Name	Name	Last commit message	Last commit date
parent directory ..
README.md	README.md
collect_results.py	collect_results.py
generate_pearl.py	generate_pearl.py
generate_pearl_x.py	generate_pearl_x.py
run_generate_pearl.sh	run_generate_pearl.sh
run_generate_pearl_x.sh	run_generate_pearl_x.sh
run_scoring.sh	run_scoring.sh
score.py	score.py

PEARL Benchmark Evaluation

This directory contains scripts and tools for evaluating models on the PEARL benchmark.
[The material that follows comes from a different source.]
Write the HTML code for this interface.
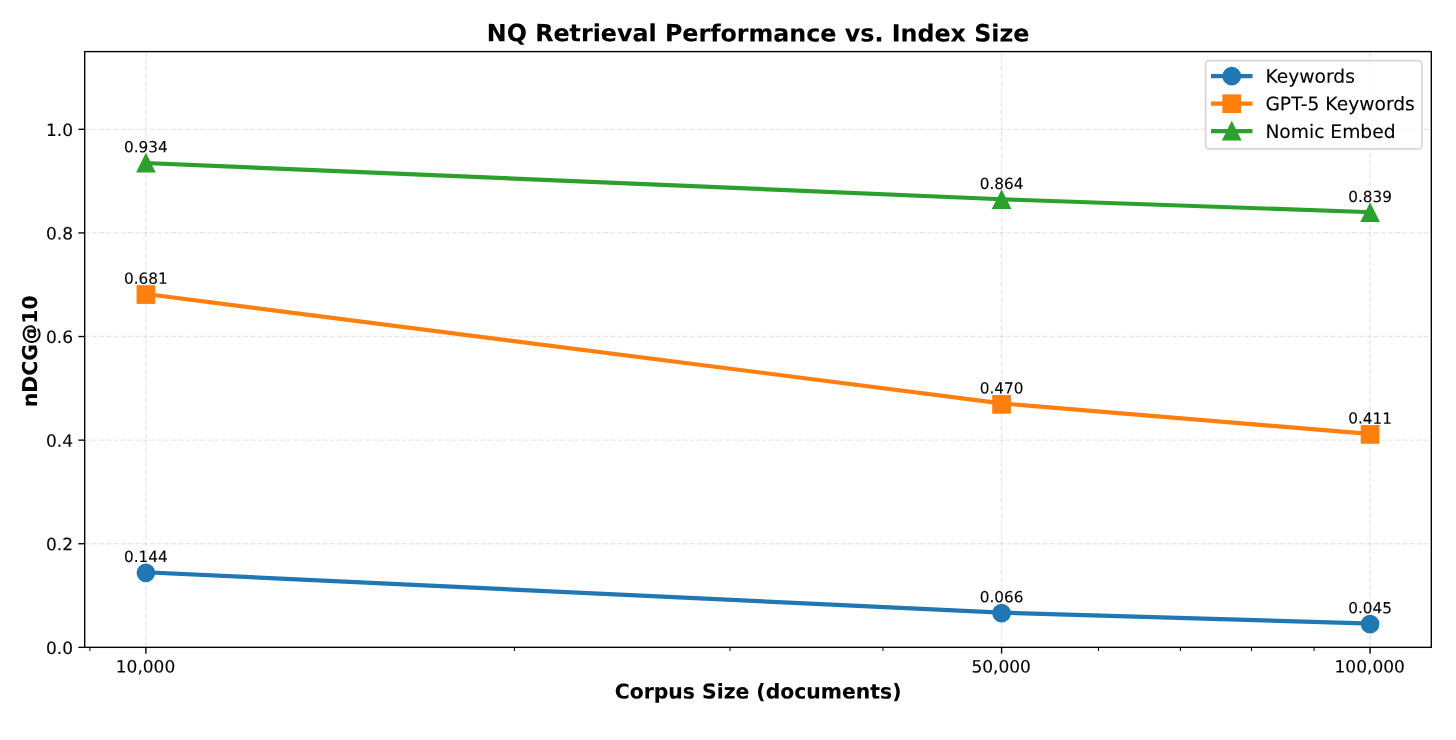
<!DOCTYPE html>
<html lang="en">
<head>
<meta charset="utf-8">
<title>NQ Retrieval Performance vs. Index Size</title>
<style>
html,body{margin:0;padding:0;background:#fff;}
body{width:1456px;height:740px;overflow:hidden;}
svg{display:block;}
svg text{font-family:"DejaVu Sans", "Liberation Sans", sans-serif;fill:#000;text-rendering:geometricPrecision;stroke:#000;stroke-width:0.1px;}
.tick{font-size:16.99px;}
.ann{font-size:15.29px;text-anchor:middle;}
.lab{font-size:20.38px;font-weight:bold;text-anchor:middle;}
.ttl{font-size:23.78px;font-weight:bold;text-anchor:middle;}
.leg{font-size:18.68px;}
.grid line{stroke:#b0b0b0;stroke-opacity:0.3;stroke-width:1.36;stroke-dasharray:5.03 2.17;}
.maj line{stroke:#000;stroke-width:1.36;}
.min line{stroke:#000;stroke-width:1.02;}
.ser polyline,.ser line{fill:none;stroke-width:4.16;stroke-linecap:square;stroke-linejoin:round;}
.mk{stroke-width:1.7;}
</style>
</head>
<body>
<svg width="1456" height="740" viewBox="0 0 1456 740" role="img" aria-label="NQ Retrieval Performance vs. Index Size">
<rect x="0" y="0" width="1456" height="740" fill="#fff"/>
<g class="grid">
<line x1="145.91" y1="647.35" x2="145.91" y2="51.6"/>
<line x1="1001.58" y1="647.35" x2="1001.58" y2="51.6"/>
<line x1="1370.09" y1="647.35" x2="1370.09" y2="51.6"/>
<line x1="84.7" y1="647.35" x2="1431.3" y2="647.35"/>
<line x1="84.7" y1="543.74" x2="1431.3" y2="543.74"/>
<line x1="84.7" y1="440.13" x2="1431.3" y2="440.13"/>
<line x1="84.7" y1="336.52" x2="1431.3" y2="336.52"/>
<line x1="84.7" y1="232.92" x2="1431.3" y2="232.92"/>
<line x1="84.7" y1="129.31" x2="1431.3" y2="129.31"/>
</g>
<g class="maj">
<line x1="145.91" y1="647.35" x2="145.91" y2="653.65"/>
<line x1="1001.58" y1="647.35" x2="1001.58" y2="653.65"/>
<line x1="1370.09" y1="647.35" x2="1370.09" y2="653.65"/>
<line x1="84.7" y1="647.35" x2="78.4" y2="647.35"/>
<line x1="84.7" y1="543.74" x2="78.4" y2="543.74"/>
<line x1="84.7" y1="440.13" x2="78.4" y2="440.13"/>
<line x1="84.7" y1="336.52" x2="78.4" y2="336.52"/>
<line x1="84.7" y1="232.92" x2="78.4" y2="232.92"/>
<line x1="84.7" y1="129.31" x2="78.4" y2="129.31"/>
</g>
<g class="min">
<line x1="89.89" y1="647.35" x2="89.89" y2="650.95"/>
<line x1="514.42" y1="647.35" x2="514.42" y2="650.95"/>
<line x1="729.99" y1="647.35" x2="729.99" y2="650.95"/>
<line x1="882.94" y1="647.35" x2="882.94" y2="650.95"/>
<line x1="1098.51" y1="647.35" x2="1098.51" y2="650.95"/>
<line x1="1180.46" y1="647.35" x2="1180.46" y2="650.95"/>
<line x1="1251.46" y1="647.35" x2="1251.46" y2="650.95"/>
<line x1="1314.08" y1="647.35" x2="1314.08" y2="650.95"/>
</g>
<g class="ser">
<polyline stroke="#1f77b4" points="145.91,572.25 1001.58,612.66 1370.09,623.54"/>
<circle class="mk" cx="145.91" cy="572.85" r="8.49" fill="#1f77b4" stroke="#1f77b4"/>
<circle class="mk" cx="1001.58" cy="613.16" r="8.49" fill="#1f77b4" stroke="#1f77b4"/>
<circle class="mk" cx="1370.09" cy="624.04" r="8.49" fill="#1f77b4" stroke="#1f77b4"/>
</g>
<g class="ser">
<polyline stroke="#ff7f0e" points="145.91,294.06 1001.58,403.37 1370.09,433.93"/>
<rect class="mk" x="137.42" y="286.07" width="16.99" height="16.99" fill="#ff7f0e" stroke="#ff7f0e"/>
<rect class="mk" x="993.08" y="395.88" width="16.99" height="16.99" fill="#ff7f0e" stroke="#ff7f0e"/>
<rect class="mk" x="1361.6" y="425.94" width="16.99" height="16.99" fill="#ff7f0e" stroke="#ff7f0e"/>
</g>
<g class="ser">
<polyline stroke="#2ca02c" points="145.91,163 1001.58,199.26 1370.09,212.21"/>
<polygon class="mk" stroke-linejoin="miter" points="145.91,154.6 137.42,171.59 154.4,171.59" fill="#2ca02c" stroke="#2ca02c"/>
<polygon class="mk" stroke-linejoin="miter" points="1001.58,191.27 993.08,208.25 1010.07,208.25" fill="#2ca02c" stroke="#2ca02c"/>
<polygon class="mk" stroke-linejoin="miter" points="1370.09,204.22 1361.6,221.2 1378.58,221.2" fill="#2ca02c" stroke="#2ca02c"/>
</g>
<rect x="84.7" y="51.6" width="1346.6" height="595.75" fill="none" stroke="#000" stroke-width="1.36" stroke-linejoin="miter"/>
<g class="tick" text-anchor="middle">
<text transform="matrix(1 0.0005 0 1 145.51 672.54)">10,000</text>
<text transform="matrix(1 0.0005 0 1 1001.18 672.54)">50,000</text>
<text transform="matrix(1 0.0005 0 1 1369.69 672.54)">100,000</text>
</g>
<g class="tick" text-anchor="end">
<text transform="matrix(1 0.0005 0 1 73 653.95)">0.0</text>
<text transform="matrix(1 0.0005 0 1 73 550.34)">0.2</text>
<text transform="matrix(1 0.0005 0 1 73 446.73)">0.4</text>
<text transform="matrix(1 0.0005 0 1 73 343.12)">0.6</text>
<text transform="matrix(1 0.0005 0 1 73 239.52)">0.8</text>
<text transform="matrix(1 0.0005 0 1 73 135.91)">1.0</text>
</g>
<text class="lab" transform="matrix(1 0.0005 0 1 758.1 698.5)">Corpus Size (documents)</text>
<text class="lab" transform="translate(37 351.3) rotate(-90)">nDCG@10</text>
<text class="ttl" transform="matrix(1 0.0005 0 1 758.1 41.41)">NQ Retrieval Performance vs. Index Size</text>
<g class="ann">
<text transform="matrix(1 0.0005 0 1 145.91 562.05)">0.144</text>
<text transform="matrix(1 0.0005 0 1 1001.58 602.36)">0.066</text>
<text transform="matrix(1 0.0005 0 1 1370.09 613.24)">0.045</text>
<text transform="matrix(1 0.0005 0 1 145.91 283.76)">0.681</text>
<text transform="matrix(1 0.0005 0 1 1001.58 393.57)">0.470</text>
<text transform="matrix(1 0.0005 0 1 1370.09 423.63)">0.411</text>
<text transform="matrix(1 0.0005 0 1 145.91 152.3)">0.934</text>
<text transform="matrix(1 0.0005 0 1 1001.58 188.96)">0.864</text>
<text transform="matrix(1 0.0005 0 1 1370.09 201.91)">0.839</text>
</g>
<g class="legend">
<rect x="1205.6" y="60.7" width="216.36" height="88.2" rx="3.74" ry="3.74" fill="#fff" fill-opacity="0.8" stroke="#ccc" stroke-opacity="0.8" stroke-width="1.7"/>
<g class="ser"><line stroke="#1f77b4" x1="1213.05" y1="76.14" x2="1250.42" y2="76.14"/><circle class="mk" cx="1231.74" cy="76.14" r="8.49" fill="#1f77b4" stroke="#1f77b4"/></g>
<text class="leg" transform="matrix(1 0.0005 0 1 1265.4 82.68)">Keywords</text>
<g class="ser"><line stroke="#ff7f0e" x1="1213.05" y1="103.7" x2="1250.42" y2="103.7"/><rect class="mk" x="1223.25" y="95.21" width="16.99" height="16.99" fill="#ff7f0e" stroke="#ff7f0e"/></g>
<text class="leg" transform="matrix(1 0.0005 0 1 1265.4 110.3)">GPT-5 Keywords</text>
<g class="ser"><line stroke="#2ca02c" x1="1213.05" y1="131.1" x2="1250.42" y2="131.1"/><polygon class="mk" stroke-linejoin="miter" points="1231.74,122.61 1223.25,139.59 1240.23,139.59" fill="#2ca02c" stroke="#2ca02c"/></g>
<text class="leg" transform="matrix(1 0.0005 0 1 1265.4 137.9)">Nomic Embed</text>
</g>
</svg>
</body>
</html>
Follow the steps below to run a complete evaluation.

Overview

The evaluation process consists of 4 main steps:

Generate model responses
Start the judge model server
Score the responses
Collect and analyze results

Prerequisites

CUDA-enabled GPUs
Python environment with VLLM installed
Access to HuggingFace models
Required modules loaded (CUDA, GCC, CMake, Python)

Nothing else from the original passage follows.